Can you write out every line from the start of the records below through the line containing "(struct) -- (proc);", leaving out any pictures?

========================================================================

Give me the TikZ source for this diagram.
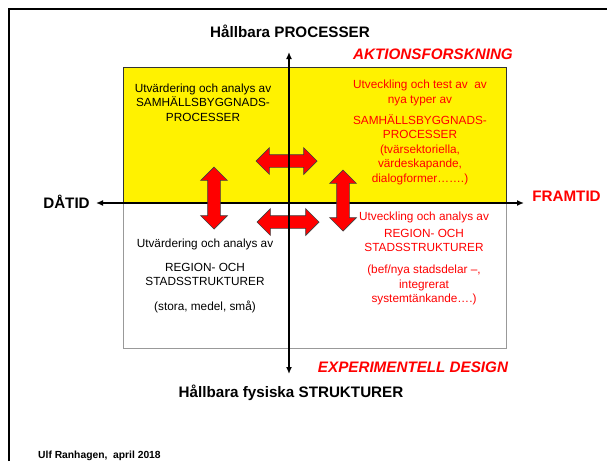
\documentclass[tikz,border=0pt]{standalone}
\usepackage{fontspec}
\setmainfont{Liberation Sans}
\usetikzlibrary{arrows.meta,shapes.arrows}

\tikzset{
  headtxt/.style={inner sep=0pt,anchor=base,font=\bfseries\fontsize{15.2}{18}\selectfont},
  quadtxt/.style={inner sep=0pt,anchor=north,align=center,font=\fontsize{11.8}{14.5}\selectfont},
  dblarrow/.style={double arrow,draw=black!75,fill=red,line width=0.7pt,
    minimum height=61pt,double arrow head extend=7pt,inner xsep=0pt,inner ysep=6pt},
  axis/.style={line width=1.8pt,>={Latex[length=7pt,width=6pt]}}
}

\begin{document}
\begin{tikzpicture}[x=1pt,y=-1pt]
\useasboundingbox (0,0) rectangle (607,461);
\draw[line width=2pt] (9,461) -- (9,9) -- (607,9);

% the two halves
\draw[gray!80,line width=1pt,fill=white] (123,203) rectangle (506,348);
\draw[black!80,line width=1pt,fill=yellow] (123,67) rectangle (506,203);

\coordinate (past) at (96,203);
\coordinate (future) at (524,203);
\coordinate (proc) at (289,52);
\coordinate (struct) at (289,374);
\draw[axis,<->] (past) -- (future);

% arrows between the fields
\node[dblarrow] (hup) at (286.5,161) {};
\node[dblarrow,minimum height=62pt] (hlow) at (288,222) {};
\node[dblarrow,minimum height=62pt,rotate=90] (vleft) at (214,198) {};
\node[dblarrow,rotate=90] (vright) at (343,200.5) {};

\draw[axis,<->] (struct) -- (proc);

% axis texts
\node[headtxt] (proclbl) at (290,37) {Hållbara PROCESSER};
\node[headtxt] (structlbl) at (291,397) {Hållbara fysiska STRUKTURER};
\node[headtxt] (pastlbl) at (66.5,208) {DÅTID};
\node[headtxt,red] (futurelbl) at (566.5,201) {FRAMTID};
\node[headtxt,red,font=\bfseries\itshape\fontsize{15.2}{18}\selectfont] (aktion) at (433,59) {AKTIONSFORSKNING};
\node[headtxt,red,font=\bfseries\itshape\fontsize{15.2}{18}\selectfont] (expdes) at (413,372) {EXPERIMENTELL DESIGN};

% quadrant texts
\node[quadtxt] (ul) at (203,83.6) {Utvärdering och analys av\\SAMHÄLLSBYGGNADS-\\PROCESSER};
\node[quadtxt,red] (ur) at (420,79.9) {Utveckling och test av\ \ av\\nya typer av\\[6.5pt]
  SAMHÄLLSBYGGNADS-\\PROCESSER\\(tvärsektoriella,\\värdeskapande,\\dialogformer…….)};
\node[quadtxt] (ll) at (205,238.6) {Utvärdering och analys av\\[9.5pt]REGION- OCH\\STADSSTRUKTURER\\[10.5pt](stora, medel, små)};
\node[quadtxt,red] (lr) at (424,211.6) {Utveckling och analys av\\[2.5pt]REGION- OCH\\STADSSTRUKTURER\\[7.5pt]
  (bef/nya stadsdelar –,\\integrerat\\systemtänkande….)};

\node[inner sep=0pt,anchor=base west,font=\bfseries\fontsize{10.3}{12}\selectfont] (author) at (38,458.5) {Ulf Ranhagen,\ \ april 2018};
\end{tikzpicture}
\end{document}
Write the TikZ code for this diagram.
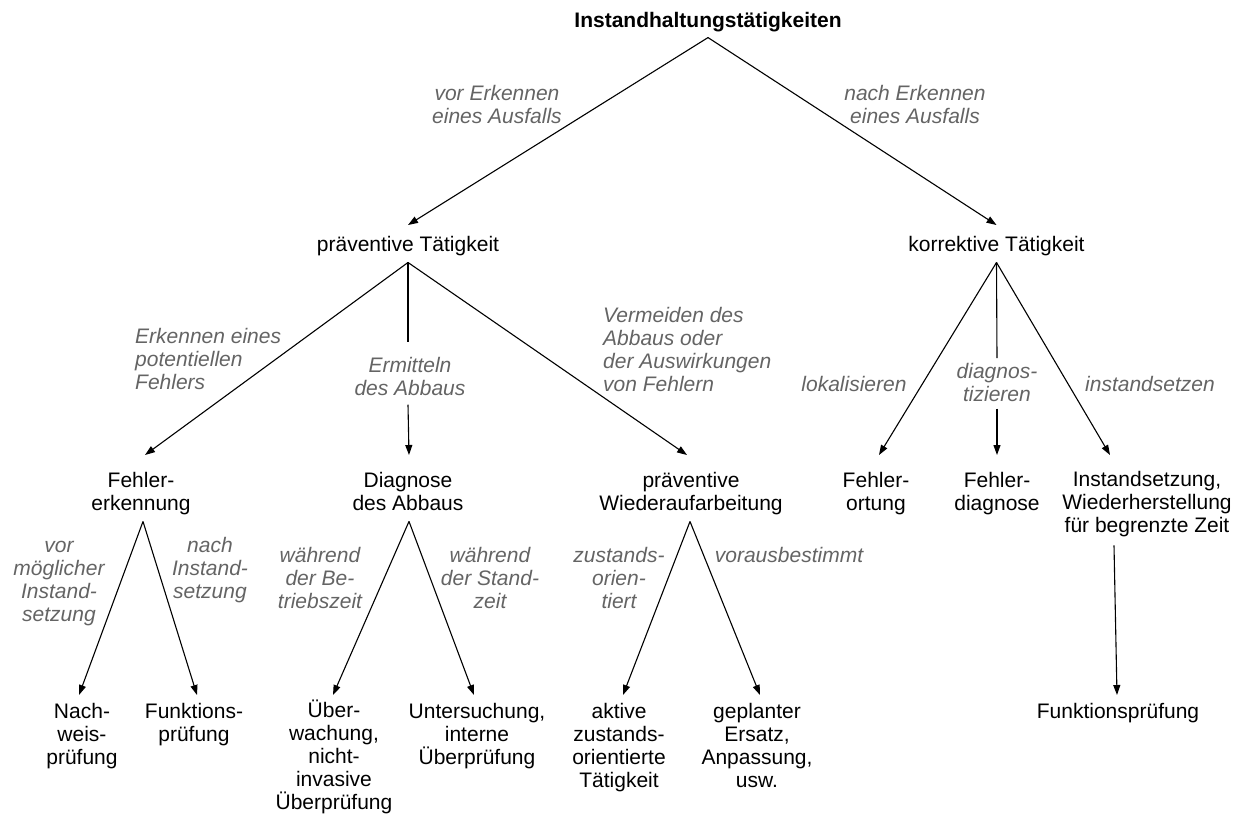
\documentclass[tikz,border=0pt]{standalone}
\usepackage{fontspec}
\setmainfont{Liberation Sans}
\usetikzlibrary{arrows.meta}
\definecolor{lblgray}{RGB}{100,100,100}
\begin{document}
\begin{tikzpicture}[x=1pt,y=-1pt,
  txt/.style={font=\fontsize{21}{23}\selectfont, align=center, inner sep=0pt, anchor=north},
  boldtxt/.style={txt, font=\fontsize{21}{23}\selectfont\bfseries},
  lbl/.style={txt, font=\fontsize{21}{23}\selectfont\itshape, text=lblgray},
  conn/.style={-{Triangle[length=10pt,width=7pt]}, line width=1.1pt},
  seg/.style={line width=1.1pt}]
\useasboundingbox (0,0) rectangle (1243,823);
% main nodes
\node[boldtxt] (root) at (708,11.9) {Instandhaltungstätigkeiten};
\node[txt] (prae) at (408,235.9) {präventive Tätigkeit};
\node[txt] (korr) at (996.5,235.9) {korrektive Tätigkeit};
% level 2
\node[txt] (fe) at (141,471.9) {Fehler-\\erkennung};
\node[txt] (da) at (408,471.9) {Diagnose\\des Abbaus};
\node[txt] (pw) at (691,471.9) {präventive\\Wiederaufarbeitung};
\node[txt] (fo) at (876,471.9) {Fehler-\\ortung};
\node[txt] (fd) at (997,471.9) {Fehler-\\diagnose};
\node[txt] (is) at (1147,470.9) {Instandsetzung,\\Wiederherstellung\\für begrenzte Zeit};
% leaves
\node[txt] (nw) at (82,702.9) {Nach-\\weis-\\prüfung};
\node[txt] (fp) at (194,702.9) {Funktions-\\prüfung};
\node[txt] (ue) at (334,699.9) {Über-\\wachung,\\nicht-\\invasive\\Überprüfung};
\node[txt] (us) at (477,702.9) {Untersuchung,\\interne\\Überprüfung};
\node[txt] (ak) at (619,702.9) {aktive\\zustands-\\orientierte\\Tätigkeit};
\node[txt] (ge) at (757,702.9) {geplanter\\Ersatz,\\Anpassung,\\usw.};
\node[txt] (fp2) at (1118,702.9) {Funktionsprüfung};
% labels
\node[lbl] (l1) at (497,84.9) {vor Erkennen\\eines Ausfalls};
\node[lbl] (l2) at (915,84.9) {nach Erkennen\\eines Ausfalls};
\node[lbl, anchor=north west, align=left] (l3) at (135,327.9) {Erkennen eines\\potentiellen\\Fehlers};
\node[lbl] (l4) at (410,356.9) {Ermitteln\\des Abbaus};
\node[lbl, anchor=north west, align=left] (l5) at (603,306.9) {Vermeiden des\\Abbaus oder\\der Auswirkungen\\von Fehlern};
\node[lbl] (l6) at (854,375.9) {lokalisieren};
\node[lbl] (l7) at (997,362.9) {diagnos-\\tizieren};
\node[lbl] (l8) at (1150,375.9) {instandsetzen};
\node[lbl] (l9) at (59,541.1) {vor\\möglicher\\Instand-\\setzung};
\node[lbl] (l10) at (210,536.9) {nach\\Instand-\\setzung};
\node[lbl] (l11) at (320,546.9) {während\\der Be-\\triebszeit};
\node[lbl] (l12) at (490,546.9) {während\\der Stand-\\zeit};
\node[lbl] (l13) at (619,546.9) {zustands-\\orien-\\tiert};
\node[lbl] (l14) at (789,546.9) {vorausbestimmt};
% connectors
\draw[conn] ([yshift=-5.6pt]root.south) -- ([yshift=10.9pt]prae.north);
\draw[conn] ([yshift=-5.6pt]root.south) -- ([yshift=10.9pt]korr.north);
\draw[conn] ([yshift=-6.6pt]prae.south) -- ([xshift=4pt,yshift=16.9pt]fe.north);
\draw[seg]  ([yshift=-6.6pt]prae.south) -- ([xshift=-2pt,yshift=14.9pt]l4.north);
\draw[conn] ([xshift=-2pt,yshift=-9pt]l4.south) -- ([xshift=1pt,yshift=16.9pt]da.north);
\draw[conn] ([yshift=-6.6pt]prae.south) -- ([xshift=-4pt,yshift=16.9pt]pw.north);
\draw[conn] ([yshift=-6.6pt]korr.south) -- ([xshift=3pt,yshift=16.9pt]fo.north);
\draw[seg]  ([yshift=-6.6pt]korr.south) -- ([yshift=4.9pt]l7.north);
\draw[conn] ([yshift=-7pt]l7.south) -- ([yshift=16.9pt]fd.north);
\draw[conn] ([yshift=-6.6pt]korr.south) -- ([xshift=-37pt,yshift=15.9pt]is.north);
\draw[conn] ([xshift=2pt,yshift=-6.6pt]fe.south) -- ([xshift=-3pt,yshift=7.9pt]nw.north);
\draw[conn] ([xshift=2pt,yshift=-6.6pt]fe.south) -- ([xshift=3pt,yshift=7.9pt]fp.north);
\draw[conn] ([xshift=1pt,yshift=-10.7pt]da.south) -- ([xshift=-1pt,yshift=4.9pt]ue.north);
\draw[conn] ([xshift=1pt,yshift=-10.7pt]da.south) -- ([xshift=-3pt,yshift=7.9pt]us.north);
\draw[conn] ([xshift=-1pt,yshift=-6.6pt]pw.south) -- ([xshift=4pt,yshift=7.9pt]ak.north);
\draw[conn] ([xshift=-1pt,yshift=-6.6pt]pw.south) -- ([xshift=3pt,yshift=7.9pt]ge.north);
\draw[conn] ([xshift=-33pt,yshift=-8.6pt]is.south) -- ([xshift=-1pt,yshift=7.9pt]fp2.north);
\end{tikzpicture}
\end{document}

========================================================================

◆ The answer
Give me the TikZ source for this diagram.
\documentclass[tikz,border=0pt]{standalone}
\usepackage{fontspec}
\setmainfont{Liberation Sans}
\usetikzlibrary{arrows.meta,shapes.arrows}

\tikzset{
  headtxt/.style={inner sep=0pt,anchor=base,font=\bfseries\fontsize{15.2}{18}\selectfont},
  quadtxt/.style={inner sep=0pt,anchor=north,align=center,font=\fontsize{11.8}{14.5}\selectfont},
  dblarrow/.style={double arrow,draw=black!75,fill=red,line width=0.7pt,
    minimum height=61pt,double arrow head extend=7pt,inner xsep=0pt,inner ysep=6pt},
  axis/.style={line width=1.8pt,>={Latex[length=7pt,width=6pt]}}
}

\begin{document}
\begin{tikzpicture}[x=1pt,y=-1pt]
\useasboundingbox (0,0) rectangle (607,461);
\draw[line width=2pt] (9,461) -- (9,9) -- (607,9);

% the two halves
\draw[gray!80,line width=1pt,fill=white] (123,203) rectangle (506,348);
\draw[black!80,line width=1pt,fill=yellow] (123,67) rectangle (506,203);

\coordinate (past) at (96,203);
\coordinate (future) at (524,203);
\coordinate (proc) at (289,52);
\coordinate (struct) at (289,374);
\draw[axis,<->] (past) -- (future);

% arrows between the fields
\node[dblarrow] (hup) at (286.5,161) {};
\node[dblarrow,minimum height=62pt] (hlow) at (288,222) {};
\node[dblarrow,minimum height=62pt,rotate=90] (vleft) at (214,198) {};
\node[dblarrow,rotate=90] (vright) at (343,200.5) {};

\draw[axis,<->] (struct) -- (proc);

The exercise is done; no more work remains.